You should explain that co-signed loans will show up on credit reports, that co-signing affects debt-to-income ratio, and that co-signing might even prevent the co-signer from getting another individual loan.
"You have to understand what you're asking of an individual," Long says. "They're putting their financial position on the line."
Have documents ready. The co-signer shouldn't have to ask for the loan application documents. Have them ready for review, and give the prospective co-signer time to consider the request.
"Unfortunately, some of the prep work is not done in these situations," Arevalo says. "People are in a hurry to get the loans, and they're not thinking of the long-term ramifications sometimes."
Have a plan. You should be able to present prospective co-signers with a plan for how long they will need to stay on the loan. Also, be prepared if the potential co-signer asks you to include a deadline in the loan document for you to refinance or pay off the loan and release the co-signer's responsibility.
Communicate. After the loan document is signed by both parties, keep the co-signer in the loop. Make sure you provide the co-signer with online access to the financial institution, as well as any other necessary notifications.
Also, you'll want to establish a process for how and when you'll notify the co-signer if you aren't able to make a particular month's payment. Since a delinquent payment would show up on each party's credit reports and hurt future credit scores, you'll want to give the co-signer a chance to cover that payment and potentially more.
"You want to catch any issues before they become problematic," Arevalo says.

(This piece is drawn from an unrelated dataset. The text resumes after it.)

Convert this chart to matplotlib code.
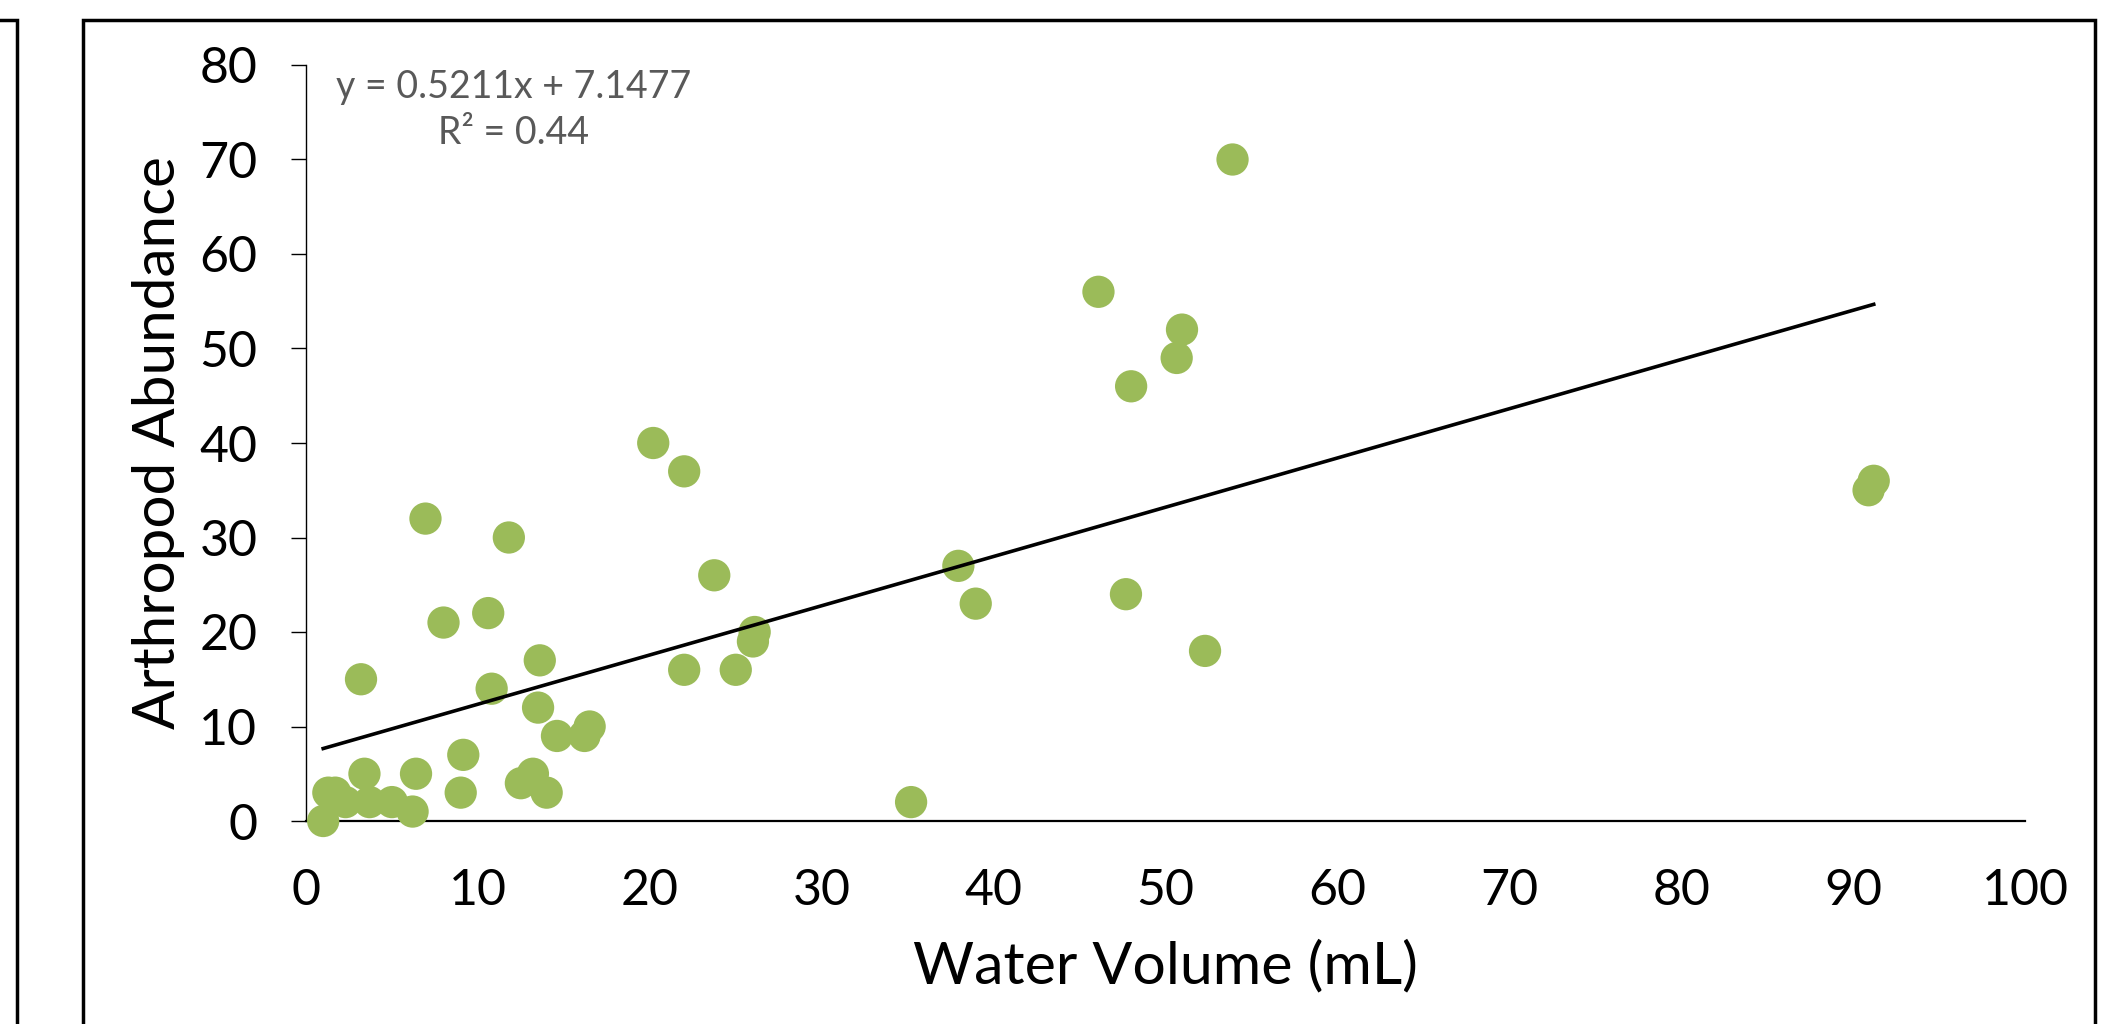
import matplotlib
matplotlib.use("Agg")
import matplotlib.pyplot as plt
from matplotlib.patches import Rectangle
import numpy as np

# ---- data ----
water_volume = [1.0, 1.3, 1.7, 2.3, 3.2, 3.4, 3.7, 5.0, 6.2, 6.4,
                6.95, 8.0, 9.0, 9.15, 10.6, 10.8, 11.8, 12.5, 13.2, 13.5,
                13.6, 14.0, 14.6, 16.2, 16.5, 20.2, 22.0, 22.0, 23.75, 25.0,
                26.0, 26.1, 35.2, 37.95, 38.96, 46.1, 47.7, 48.0, 50.65, 50.96,
                52.3, 53.9, 90.9, 91.2]
abundance = [0, 3, 3, 2, 15, 5, 2, 2, 1, 5,
             32, 21, 3, 7, 22, 14, 30, 4, 5, 12,
             17, 3, 9, 9, 10, 40, 37, 16, 26, 16,
             19, 20, 2, 27, 23, 56, 24, 46, 49, 52,
             18, 70, 35, 36]
slope = 0.5211
intercept = 7.1477
r_squared = 0.44
x_ticks = [0, 10, 20, 30, 40, 50, 60, 70, 80, 90, 100]
y_ticks = [0, 10, 20, 30, 40, 50, 60, 70, 80]

plt.rcParams['font.family'] = ['Lato', 'DejaVu Sans']

W, H = 2104, 1024
fig = plt.figure(figsize=(W / 100, H / 100), dpi=100)
fig.patch.set_facecolor('white')

# frames
lw_frame = 2.5
fig.patches.append(Rectangle((-100 / W, -0.2), (17 + 100) / W, 1.2 - 20 / H,
                             transform=fig.transFigure, fill=False,
                             edgecolor='black', linewidth=lw_frame, clip_on=False))
fig.patches.append(Rectangle((83 / W, -0.2), (2095 - 83) / W, 1.2 - 20 / H,
                             transform=fig.transFigure, fill=False,
                             edgecolor='black', linewidth=lw_frame, clip_on=False))

ax = fig.add_axes([306 / W, 1 - 821 / H, (2025 - 306) / W, (821 - 65) / H])
ax.set_xlim(0, 100)
ax.set_ylim(0, 80)

ax.scatter(water_volume, abundance, s=540, color='#9BBB59', edgecolors='none',
           zorder=3, clip_on=False)

xs = np.array([min(water_volume), max(water_volume)])
ax.plot(xs, slope * xs + intercept, color='black', linewidth=2.6, zorder=4)

for s in ['top', 'right']:
    ax.spines[s].set_visible(False)
ax.spines['left'].set_linewidth(1.0)
ax.spines['bottom'].set_linewidth(1.6)

ax.set_xticks(x_ticks)
ax.set_yticks(y_ticks)
ax.tick_params(axis='y', direction='out', length=11, width=1.0, pad=24,
               labelsize=36)
ax.tick_params(axis='x', length=0, pad=34, labelsize=36)

ax.set_xlabel('Water Volume (mL)', fontsize=42.5, labelpad=18)
ax.set_ylabel('Arthropod Abundance', fontsize=42, labelpad=10)

ax.text(514 / W, 1 - 110 / H,
        f'y = {slope}x + {intercept}\nR² = {r_squared}',
        transform=fig.transFigure, ha='center', va='center',
        multialignment='center', fontsize=27, color='#595959', linespacing=1.35)

fig.savefig('out.png', dpi=100, facecolor='white')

Why You Might Need a Co-Signed Personal Loan
Here are a few situations that might call for a co-signed personal loan:
Expected future income. If you are about to graduate from college and start a new career or otherwise expect your income to increase soon, a co-signed personal loan could be an ideal "bridge" from a low-income present to a future with a steady income, when you could handle the loan expense.
Emergency expense. You might not have much of a choice if you need to buy an essential item or pay off a home or auto repair bill but don't have the cash or credit on hand to make the purchase. If possible, it's best to work with a trusted, conventional lender rather than one that charges high interest rates.
Consolidating high-interest debt. Obtaining a personal loan with an interest rate that is lower than your credit card interest rate and allows you to consolidate it into one payment might be worth considering.
[Read: Best Debt Consolidation Loans.]
Alternatives to a Co-Signed Personal Loan
Before you pursue a co-signed personal loan, consider these alternatives:
Borrow from friends or family. If you have an expense that you can't cover, you might be able to get help from a family member or friend. The payment plan should be in writing and might need to include interest. Keep up with payments or you might permanently strain your relationship.
Pursue financing plans. If you need a personal loan to pay for an unanticipated expense like a major appliance, home repair or medical bill, check with the company to see if there is financing available. You might be able to purchase a furnace, for instance, on a low-interest payment plan over a year or so.
Be patient. Once you get a personal loan, your pool of available spending money will shrink while you pay it off. That can put a major strain on your ability to pay down other debt, save and pay for ongoing and unexpected expenses. If you're thinking about getting a loan, make sure it's going to pay for something you need, not just an item you want.
"As a financial coach, I always tell my clients patience is a virtue," Long says.